The office market saw both rent and occupancy gains in late 2015, but analysts diverge slightly on the sector’s outlook for the rest of this year.

CBRE Research, Los Angeles, said offices experienced their highest net absorption in nearly a decade in fourth-quarter 2015. Nearly 90 percent of the markets the firm tracks posted positive absorption last year. “However, financial market volatility and fear regarding a global economic slowdown have tempered the outlook somewhat in 2016,” the firm’s MarketView report said. “Overall office market fundamentals remain strong, but the impact these risk factors have on hiring and leasing activity in the year ahead will bear watching.”

Victor Calanog, Chief Economist with Reis, New York, showed a slightly more optimistic view.

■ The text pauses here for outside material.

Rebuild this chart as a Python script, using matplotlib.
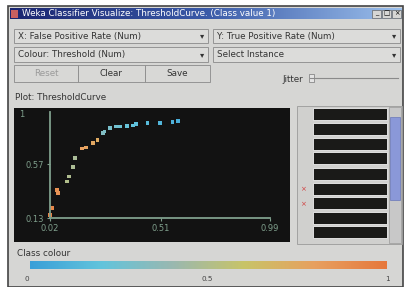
import numpy as np
import matplotlib
matplotlib.use("Agg")
import matplotlib.pyplot as plt
from matplotlib.patches import Rectangle
from matplotlib.colors import LinearSegmentedColormap

# ---- data ----
fpr = [0.02, 0.029, 0.05, 0.055, 0.095, 0.104, 0.12, 0.13, 0.16, 0.18, 0.21, 0.23,
       0.255, 0.26, 0.285, 0.31, 0.33, 0.36, 0.385, 0.40, 0.45, 0.505, 0.56, 0.585]
tpr = [0.155, 0.21, 0.36, 0.335, 0.43, 0.47, 0.55, 0.62, 0.70, 0.71, 0.745, 0.77,
       0.83, 0.84, 0.87, 0.88, 0.88, 0.885, 0.89, 0.90, 0.91, 0.91, 0.92, 0.925]
threshold = [0.95, 0.92, 0.88, 0.86, 0.5, 0.49, 0.48, 0.47, 0.8, 0.78, 0.76, 0.74,
             0.32, 0.3, 0.28, 0.26, 0.24, 0.22, 0.2, 0.18, 0.15, 0.12, 0.1, 0.08]
x_ticks = [0.02, 0.51, 0.99]
x_tick_labels = ["0.02", "0.51", "0.99"]
y_ticks = [0.13, 0.57]
y_tick_labels = ["0.13", "0.57"]
y_max_label = "1"
colour_labels = ["0", "0.5", "1"]

cmap = LinearSegmentedColormap.from_list(
    "weka", ["#3a9fd8", "#62c4dc", "#9ab8b0", "#c8c468", "#e8a060", "#e6783c"])

FS = 6.3
W, H = 404, 287
fig = plt.figure(figsize=(W / 100, H / 100), dpi=100)
fig.patch.set_facecolor("#ffffff")

bg = fig.add_axes([0, 0, 1, 1])
bg.axis("off")

def px_axes(x0, y0, x1, y1):
    return fig.add_axes([x0 / W, 1 - y1 / H, (x1 - x0) / W, (y1 - y0) / H])

# window body
bg.add_patch(Rectangle((8, 6), 395, 281, facecolor="#d6d6d4", edgecolor="#444444", lw=1.2))
# title bar gradient
grad = np.linspace(0, 1, 256)[None, :]
tcmap = LinearSegmentedColormap.from_list("tb", ["#1a2570", "#3a5aa8", "#9cc0ec"])
bg.imshow(grad, cmap=tcmap, extent=(10, 402, 19, 8), aspect="auto", zorder=1)
bg.set_xlim(0, W)
bg.set_ylim(H, 0)
bg.text(22, 13.5, "Weka Classifier Visualize: ThresholdCurve. (Class value 1)",
        color="white", fontsize=FS, va="center", ha="left", zorder=3)
bg.add_patch(Rectangle((11, 9.5), 7, 8, facecolor="#c86060", edgecolor="none", zorder=3))
for i, s in enumerate(["_", "□", "×"]):
    bg.add_patch(Rectangle((372 + i * 10, 9.5), 9, 8, facecolor="#d6d6d4",
                           edgecolor="#666666", lw=0.5, zorder=3))
    bg.text(376.5 + i * 10, 13.5, s, fontsize=4.8, ha="center", va="center", zorder=4)

def combo(x0, y0, x1, y1, label):
    bg.add_patch(Rectangle((x0, y0), x1 - x0, y1 - y0, facecolor="#dcdcda",
                           edgecolor="#8a8a8a", lw=0.6))
    bg.text(x0 + 4, (y0 + y1) / 2, label, fontsize=FS, va="center", color="#333333")
    bg.text(x1 - 6, (y0 + y1) / 2, "▾", fontsize=6, va="center", ha="center", color="#333333")

combo(14, 29, 208, 43, "X: False Positive Rate (Num)")
combo(213, 29, 400, 43, "Y: True Positive Rate (Num)")
combo(14, 47, 208, 62, "Colour: Threshold (Num)")
combo(213, 47, 400, 62, "Select Instance")

for (x0, x1, lab, c) in [(14, 78, "Reset", "#9a9a9a"), (78, 145, "Clear", "#333333"),
                          (145, 210, "Save", "#333333")]:
    bg.add_patch(Rectangle((x0, 65), x1 - x0, 17, facecolor="#d8d8d6",
                           edgecolor="#8a8a8a", lw=0.6))
    bg.text((x0 + x1) / 2, 73.5, lab, fontsize=FS, ha="center", va="center", color=c)
bg.text(293, 79, "Jitter", fontsize=FS, ha="center", va="center", color="#333333")
bg.plot([310, 398], [78, 78], color="#8a8a8a", lw=0.8)
bg.add_patch(Rectangle((309, 74), 5, 8, facecolor="#e4e4e4", edgecolor="#777777", lw=0.5))
bg.text(15, 97.5, "Plot: ThresholdCurve", fontsize=FS, va="center", color="#333333")

# right attribute panel
bg.add_patch(Rectangle((297, 106), 105, 138, facecolor="#d0d0ce", edgecolor="#9a9a9a", lw=0.6))
row_tops = [108, 123, 138, 152, 168, 183, 197, 212, 226]
for t in row_tops:
    bg.add_patch(Rectangle((313, t), 74, 12, facecolor="#1a1a18", edgecolor="#f0f0f0", lw=0.6))
bg.add_patch(Rectangle((389, 107), 12, 136, facecolor="#c8c8c8", edgecolor="#999999", lw=0.5))
bg.add_patch(Rectangle((390, 117), 10, 83, facecolor="#8a98d8", edgecolor="#6a78b8", lw=0.5))
bg.text(303, 189, "×", fontsize=5, color="#d04040", ha="center", va="center")
bg.text(303, 204, "×", fontsize=5, color="#d04040", ha="center", va="center")

# class colour bar
bg.text(17, 254, "Class colour", fontsize=FS, va="center", color="#333333")
cax = px_axes(30, 261, 387, 269)
cax.imshow(np.linspace(0, 1, 256)[None, :], cmap=cmap, aspect="auto")
cax.axis("off")
for frac, lab in zip([0.0, 0.5, 1.0], colour_labels):
    bg.text(27 + frac * 360, 279, lab, fontsize=5.2, ha="center", va="center", color="#444444")

# main plot
ax = px_axes(14, 108, 290, 242)
ax.set_facecolor("#121212")
ax.set_xlim(-0.1387, 1.078)
ax.set_ylim(-0.067, 1.033)
ax.scatter(fpr, tpr, c=threshold, cmap=cmap, vmin=0, vmax=1, marker="s", s=7,
           linewidths=0)
axis_col = "#7f9f8c"
for side in ["top", "right"]:
    ax.spines[side].set_visible(False)
ax.spines["left"].set_position(("data", 0.02))
ax.spines["left"].set_bounds(0.13, 1.0)
ax.spines["bottom"].set_position(("data", 0.13))
ax.spines["bottom"].set_bounds(0.02, 0.99)
for side in ["left", "bottom"]:
    ax.spines[side].set_color(axis_col)
    ax.spines[side].set_linewidth(1.3)
ax.set_xticks(x_ticks)
ax.set_xticklabels(x_tick_labels)
ax.set_yticks(y_ticks)
ax.set_yticklabels(y_tick_labels)
ax.tick_params(colors=axis_col, labelsize=6, length=2, width=0.8, pad=2)
ax.text(-0.115, 0.98, y_max_label, color=axis_col, fontsize=6, va="center")

fig.savefig("out.png", dpi=100, facecolor=fig.get_facecolor())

He noted that national office vacancies declined 20 basis points in the fourth quarter to 16.3 percent. “This is the first time since 2011 that national vacancies declined by more than 10 basis points and suggests that the office recovery is finally gaining long-awaited momentum,” he said.

Though the national office vacancy rate remains roughly 400 basis points above its mid-2007 cyclical low, Calanog said net absorption, new construction and vacancy compression combined to make 2015 the best year for the office market in recent history.

“The solid recovery in GDP growth and the labor market provides confidence that the acceleration in the improvement in the office market will persist in 2016,” Calanog said. “With the labor market nearing full employment, the environment is ripe for faster compression in vacancy, stronger rent growth, greater demand for space and more construction.”

Though the current office recovery has stalled in the past, “that does not appear to be the case now–unless the U.S. economy itself is plunged into a recession,” Calanog said.

A vast majority–63 out of 82–of Reis’s major markets posted positive absorption figures during 2015, Calanog said; sixty-seven markets posted effective rent increases in the final quarter.

“Speculative projects with little to no pre-leasing commitments are making a return to the market, and if no untoward development knocks the U.S. economy off its current growth path, optimism for the office sector should continue to benefit,” Calanog said.

CBRE noted that its fourth-quarter underwriting survey found that investors remain confident in office’s future performance, “reflected in their willingness to transact underwriting at very competitive (low) cap rates and target internal rates of return.” Unlevered target IRRs averaged 6.9 percent for central business district acquisitions and 7.7 percent for suburban properties, the firm said.